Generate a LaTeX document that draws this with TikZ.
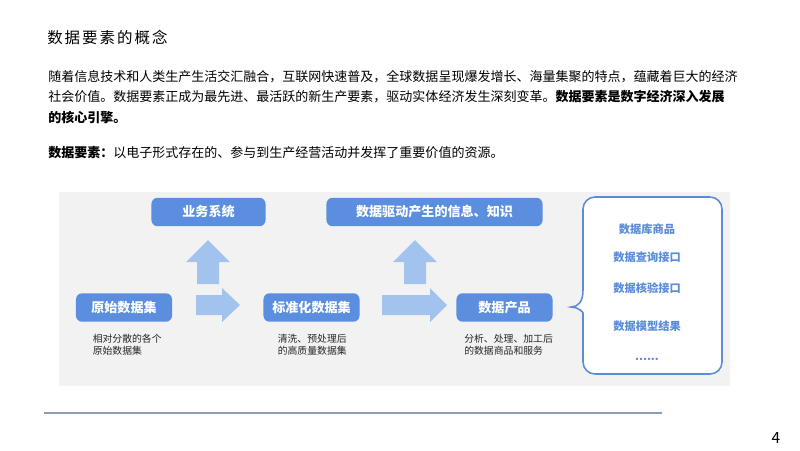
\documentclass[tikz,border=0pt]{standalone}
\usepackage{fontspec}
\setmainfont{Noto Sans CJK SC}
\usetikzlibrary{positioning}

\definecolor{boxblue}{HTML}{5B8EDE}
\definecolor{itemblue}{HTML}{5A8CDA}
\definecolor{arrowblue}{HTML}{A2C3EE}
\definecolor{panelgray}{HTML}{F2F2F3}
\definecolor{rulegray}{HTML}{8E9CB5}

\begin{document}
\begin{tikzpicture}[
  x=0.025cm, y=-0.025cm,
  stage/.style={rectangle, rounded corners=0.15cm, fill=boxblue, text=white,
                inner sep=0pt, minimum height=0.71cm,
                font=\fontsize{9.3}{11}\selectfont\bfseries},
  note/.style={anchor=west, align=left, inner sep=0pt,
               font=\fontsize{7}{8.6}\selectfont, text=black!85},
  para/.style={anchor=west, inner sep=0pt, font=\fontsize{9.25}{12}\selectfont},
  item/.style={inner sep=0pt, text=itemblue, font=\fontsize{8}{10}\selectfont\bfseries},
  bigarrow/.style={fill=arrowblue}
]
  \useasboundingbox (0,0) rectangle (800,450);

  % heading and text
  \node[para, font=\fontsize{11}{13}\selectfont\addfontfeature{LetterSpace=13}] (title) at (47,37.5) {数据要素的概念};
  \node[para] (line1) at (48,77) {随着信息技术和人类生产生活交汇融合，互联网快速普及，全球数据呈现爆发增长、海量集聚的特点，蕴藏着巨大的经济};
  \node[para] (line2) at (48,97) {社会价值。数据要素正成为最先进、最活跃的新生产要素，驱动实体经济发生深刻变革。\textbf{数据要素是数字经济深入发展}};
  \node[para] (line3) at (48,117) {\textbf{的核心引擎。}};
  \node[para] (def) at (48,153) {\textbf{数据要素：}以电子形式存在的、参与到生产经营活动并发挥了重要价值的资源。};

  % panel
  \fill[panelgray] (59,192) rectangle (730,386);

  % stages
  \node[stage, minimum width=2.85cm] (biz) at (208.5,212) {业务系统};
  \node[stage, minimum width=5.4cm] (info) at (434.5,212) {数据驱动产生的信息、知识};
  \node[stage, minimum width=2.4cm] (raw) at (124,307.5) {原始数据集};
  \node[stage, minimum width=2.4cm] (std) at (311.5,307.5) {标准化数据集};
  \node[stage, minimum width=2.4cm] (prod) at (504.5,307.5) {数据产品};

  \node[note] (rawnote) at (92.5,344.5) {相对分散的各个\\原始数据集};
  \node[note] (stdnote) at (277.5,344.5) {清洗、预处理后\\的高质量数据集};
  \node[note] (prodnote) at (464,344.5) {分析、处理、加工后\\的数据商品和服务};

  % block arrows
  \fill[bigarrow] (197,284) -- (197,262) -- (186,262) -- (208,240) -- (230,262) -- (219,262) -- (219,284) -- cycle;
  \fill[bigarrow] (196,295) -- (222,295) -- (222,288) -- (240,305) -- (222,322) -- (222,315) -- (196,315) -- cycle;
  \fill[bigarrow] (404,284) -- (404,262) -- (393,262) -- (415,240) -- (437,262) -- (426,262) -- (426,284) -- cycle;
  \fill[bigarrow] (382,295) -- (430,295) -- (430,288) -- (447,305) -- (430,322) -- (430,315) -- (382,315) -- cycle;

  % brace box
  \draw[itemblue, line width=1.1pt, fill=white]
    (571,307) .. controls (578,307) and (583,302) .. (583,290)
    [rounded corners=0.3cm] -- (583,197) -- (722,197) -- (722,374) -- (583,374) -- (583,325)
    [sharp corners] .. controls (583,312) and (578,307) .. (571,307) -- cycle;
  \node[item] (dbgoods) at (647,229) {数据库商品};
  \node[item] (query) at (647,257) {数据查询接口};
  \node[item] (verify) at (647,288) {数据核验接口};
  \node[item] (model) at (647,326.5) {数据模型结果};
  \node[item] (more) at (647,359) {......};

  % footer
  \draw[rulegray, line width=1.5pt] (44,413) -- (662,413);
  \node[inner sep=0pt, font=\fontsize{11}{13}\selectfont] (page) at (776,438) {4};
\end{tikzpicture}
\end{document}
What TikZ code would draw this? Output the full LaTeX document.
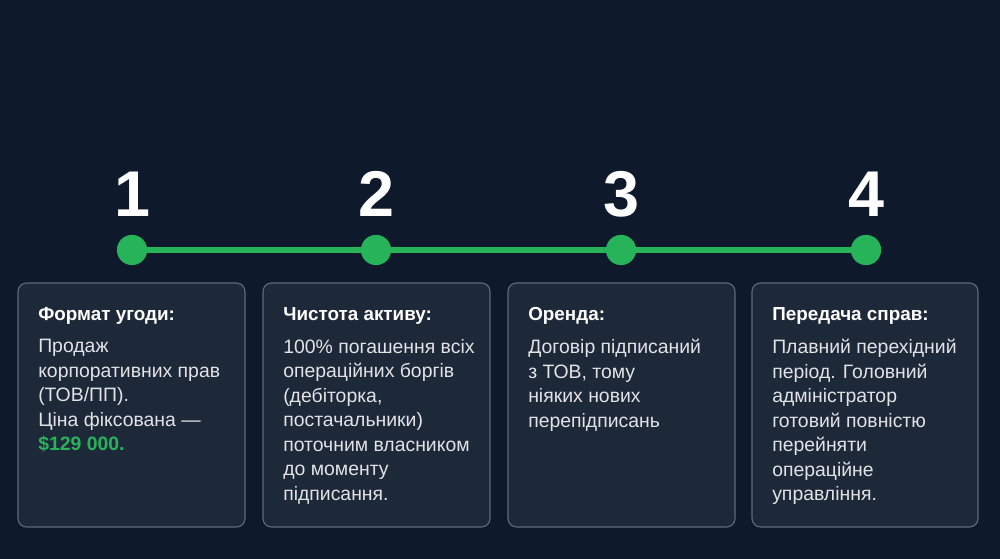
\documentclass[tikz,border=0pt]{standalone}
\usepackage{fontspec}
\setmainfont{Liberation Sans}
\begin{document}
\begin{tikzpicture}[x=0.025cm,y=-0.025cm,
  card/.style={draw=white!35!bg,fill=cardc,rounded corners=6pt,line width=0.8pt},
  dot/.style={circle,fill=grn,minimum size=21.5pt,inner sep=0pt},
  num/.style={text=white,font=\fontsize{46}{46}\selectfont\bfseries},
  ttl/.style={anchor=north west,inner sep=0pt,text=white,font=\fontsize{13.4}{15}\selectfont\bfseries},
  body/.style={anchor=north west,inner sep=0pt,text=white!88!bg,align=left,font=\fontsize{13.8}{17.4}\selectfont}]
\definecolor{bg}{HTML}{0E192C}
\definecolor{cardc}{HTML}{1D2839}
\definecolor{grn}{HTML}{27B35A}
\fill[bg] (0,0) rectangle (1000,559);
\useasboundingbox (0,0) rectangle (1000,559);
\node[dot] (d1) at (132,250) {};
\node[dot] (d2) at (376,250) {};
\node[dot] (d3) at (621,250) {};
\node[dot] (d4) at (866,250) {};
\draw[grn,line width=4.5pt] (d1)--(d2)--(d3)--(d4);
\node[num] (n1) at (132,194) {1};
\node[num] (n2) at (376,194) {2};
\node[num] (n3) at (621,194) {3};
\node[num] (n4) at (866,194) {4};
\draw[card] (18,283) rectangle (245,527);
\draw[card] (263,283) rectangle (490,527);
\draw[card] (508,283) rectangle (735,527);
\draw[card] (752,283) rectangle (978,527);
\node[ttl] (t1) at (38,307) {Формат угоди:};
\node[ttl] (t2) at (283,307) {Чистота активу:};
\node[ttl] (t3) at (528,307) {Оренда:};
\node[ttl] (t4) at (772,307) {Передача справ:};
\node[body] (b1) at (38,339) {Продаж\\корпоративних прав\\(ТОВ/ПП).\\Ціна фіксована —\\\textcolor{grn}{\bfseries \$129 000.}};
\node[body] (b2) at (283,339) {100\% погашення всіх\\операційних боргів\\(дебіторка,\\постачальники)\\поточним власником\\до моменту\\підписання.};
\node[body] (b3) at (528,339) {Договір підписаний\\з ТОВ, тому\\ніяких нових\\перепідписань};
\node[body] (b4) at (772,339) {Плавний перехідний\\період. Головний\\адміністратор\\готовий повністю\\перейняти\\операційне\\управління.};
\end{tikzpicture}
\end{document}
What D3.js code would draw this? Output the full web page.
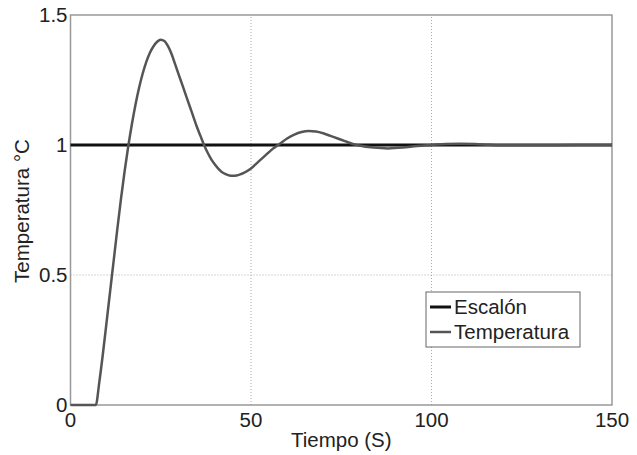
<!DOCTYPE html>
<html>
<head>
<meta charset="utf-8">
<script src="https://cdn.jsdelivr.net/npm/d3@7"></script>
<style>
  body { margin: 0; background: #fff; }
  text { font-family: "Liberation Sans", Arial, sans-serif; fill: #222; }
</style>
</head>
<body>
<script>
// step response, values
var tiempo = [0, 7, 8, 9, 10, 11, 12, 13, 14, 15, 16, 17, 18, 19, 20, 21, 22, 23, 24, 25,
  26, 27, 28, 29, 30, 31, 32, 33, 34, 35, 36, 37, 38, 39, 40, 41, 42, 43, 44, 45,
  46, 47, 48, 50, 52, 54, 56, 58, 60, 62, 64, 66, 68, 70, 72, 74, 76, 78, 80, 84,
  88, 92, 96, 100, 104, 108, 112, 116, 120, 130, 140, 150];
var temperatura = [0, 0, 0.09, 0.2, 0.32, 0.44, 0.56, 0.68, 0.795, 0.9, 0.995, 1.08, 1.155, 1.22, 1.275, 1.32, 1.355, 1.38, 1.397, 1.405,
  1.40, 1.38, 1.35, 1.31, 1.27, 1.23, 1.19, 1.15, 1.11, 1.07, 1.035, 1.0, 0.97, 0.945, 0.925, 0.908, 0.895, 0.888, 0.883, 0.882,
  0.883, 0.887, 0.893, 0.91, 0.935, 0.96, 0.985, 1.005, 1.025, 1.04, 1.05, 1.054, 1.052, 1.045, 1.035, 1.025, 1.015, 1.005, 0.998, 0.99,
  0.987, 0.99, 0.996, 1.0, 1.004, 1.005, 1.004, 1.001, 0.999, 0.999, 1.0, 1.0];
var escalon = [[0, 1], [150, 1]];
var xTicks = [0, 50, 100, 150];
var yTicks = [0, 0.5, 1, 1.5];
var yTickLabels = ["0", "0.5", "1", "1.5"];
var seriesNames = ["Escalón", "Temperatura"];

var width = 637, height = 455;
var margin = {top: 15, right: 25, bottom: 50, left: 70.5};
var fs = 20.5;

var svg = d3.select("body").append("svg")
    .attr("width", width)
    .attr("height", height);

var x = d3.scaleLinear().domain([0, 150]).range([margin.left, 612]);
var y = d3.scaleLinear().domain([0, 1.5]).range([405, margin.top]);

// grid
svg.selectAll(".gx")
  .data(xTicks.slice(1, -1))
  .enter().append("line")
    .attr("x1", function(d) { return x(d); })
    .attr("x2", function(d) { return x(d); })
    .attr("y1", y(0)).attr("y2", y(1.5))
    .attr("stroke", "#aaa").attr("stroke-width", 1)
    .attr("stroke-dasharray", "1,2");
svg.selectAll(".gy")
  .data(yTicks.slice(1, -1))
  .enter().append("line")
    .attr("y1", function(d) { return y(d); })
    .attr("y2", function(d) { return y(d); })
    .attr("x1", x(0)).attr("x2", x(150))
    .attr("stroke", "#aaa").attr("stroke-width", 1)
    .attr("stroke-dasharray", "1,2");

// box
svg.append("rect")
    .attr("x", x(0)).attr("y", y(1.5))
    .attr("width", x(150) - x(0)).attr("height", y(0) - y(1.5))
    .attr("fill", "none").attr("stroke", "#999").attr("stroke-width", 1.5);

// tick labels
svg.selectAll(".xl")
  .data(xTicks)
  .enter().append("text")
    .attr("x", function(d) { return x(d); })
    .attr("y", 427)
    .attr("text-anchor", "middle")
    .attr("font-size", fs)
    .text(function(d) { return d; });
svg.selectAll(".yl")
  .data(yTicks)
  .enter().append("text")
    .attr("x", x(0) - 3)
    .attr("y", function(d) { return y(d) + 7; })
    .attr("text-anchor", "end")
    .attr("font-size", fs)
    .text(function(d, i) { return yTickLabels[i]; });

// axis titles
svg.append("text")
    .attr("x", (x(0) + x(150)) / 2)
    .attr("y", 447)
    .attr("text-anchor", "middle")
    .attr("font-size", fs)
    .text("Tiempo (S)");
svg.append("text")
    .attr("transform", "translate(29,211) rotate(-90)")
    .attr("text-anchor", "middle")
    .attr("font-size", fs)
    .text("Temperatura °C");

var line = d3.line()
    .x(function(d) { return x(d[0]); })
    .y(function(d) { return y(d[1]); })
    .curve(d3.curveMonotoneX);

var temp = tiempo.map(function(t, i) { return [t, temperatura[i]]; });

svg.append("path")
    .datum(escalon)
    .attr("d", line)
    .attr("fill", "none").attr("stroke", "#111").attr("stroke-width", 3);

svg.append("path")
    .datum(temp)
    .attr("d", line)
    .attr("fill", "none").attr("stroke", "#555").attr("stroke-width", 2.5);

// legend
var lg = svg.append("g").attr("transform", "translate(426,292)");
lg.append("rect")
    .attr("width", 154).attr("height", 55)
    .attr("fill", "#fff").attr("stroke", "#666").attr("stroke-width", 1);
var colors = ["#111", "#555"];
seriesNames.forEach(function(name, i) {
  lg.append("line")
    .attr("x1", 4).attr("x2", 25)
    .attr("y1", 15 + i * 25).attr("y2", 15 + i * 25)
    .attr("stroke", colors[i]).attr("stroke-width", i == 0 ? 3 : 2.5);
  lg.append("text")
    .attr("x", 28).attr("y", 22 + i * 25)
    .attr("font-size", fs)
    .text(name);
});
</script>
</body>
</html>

************

**Problem to solve**
Copy only the part of the records that runs from the first line to the line with "(0,0) rectangle (800,450);", ends included, leaving pictures out.

**Response to the exercise**
Generate a LaTeX document that draws this with TikZ.
\documentclass[tikz,border=0pt]{standalone}
\usepackage{fontspec}
\setmainfont{Noto Sans CJK SC}
\usetikzlibrary{positioning}

\definecolor{boxblue}{HTML}{5B8EDE}
\definecolor{itemblue}{HTML}{5A8CDA}
\definecolor{arrowblue}{HTML}{A2C3EE}
\definecolor{panelgray}{HTML}{F2F2F3}
\definecolor{rulegray}{HTML}{8E9CB5}

\begin{document}
\begin{tikzpicture}[
  x=0.025cm, y=-0.025cm,
  stage/.style={rectangle, rounded corners=0.15cm, fill=boxblue, text=white,
                inner sep=0pt, minimum height=0.71cm,
                font=\fontsize{9.3}{11}\selectfont\bfseries},
  note/.style={anchor=west, align=left, inner sep=0pt,
               font=\fontsize{7}{8.6}\selectfont, text=black!85},
  para/.style={anchor=west, inner sep=0pt, font=\fontsize{9.25}{12}\selectfont},
  item/.style={inner sep=0pt, text=itemblue, font=\fontsize{8}{10}\selectfont\bfseries},
  bigarrow/.style={fill=arrowblue}
]
  \useasboundingbox (0,0) rectangle (800,450);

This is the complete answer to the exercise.